Source data
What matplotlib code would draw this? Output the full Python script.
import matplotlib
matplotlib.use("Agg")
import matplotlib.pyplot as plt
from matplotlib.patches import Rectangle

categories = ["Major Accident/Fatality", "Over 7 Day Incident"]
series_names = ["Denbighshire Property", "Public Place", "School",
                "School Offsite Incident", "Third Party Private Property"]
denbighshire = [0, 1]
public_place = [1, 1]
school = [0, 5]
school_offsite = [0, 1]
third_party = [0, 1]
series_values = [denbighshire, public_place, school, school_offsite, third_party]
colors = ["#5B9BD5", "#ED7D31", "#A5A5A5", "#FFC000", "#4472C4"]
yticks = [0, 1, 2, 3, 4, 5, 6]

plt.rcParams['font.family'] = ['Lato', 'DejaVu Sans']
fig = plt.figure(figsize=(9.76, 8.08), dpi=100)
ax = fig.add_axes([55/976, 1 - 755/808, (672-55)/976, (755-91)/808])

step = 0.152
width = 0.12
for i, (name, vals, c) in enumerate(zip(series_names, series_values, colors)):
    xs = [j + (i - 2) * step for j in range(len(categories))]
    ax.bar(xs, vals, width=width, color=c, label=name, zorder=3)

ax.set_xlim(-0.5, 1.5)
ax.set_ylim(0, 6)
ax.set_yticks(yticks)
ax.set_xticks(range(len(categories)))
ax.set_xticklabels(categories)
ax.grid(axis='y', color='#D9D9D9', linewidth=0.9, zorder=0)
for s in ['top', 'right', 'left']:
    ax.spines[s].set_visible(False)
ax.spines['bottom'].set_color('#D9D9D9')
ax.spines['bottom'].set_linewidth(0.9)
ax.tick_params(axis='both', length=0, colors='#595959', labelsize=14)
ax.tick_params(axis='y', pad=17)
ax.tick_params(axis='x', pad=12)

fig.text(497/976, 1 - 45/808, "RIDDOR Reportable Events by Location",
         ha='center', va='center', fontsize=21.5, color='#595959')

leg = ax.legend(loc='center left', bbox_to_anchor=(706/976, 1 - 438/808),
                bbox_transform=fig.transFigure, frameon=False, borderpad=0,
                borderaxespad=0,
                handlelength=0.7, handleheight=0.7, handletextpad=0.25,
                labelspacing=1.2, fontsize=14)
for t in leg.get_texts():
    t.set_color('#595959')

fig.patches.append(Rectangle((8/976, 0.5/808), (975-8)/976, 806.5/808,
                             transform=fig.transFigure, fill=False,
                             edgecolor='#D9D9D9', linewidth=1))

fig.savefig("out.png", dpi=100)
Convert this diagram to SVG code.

(EXERCISE): In the entries above, find every line with the word "this" and list it.

(THE SOLUTION):
What matplotlib code would draw this? Output the full Python script.
Convert this diagram to SVG code.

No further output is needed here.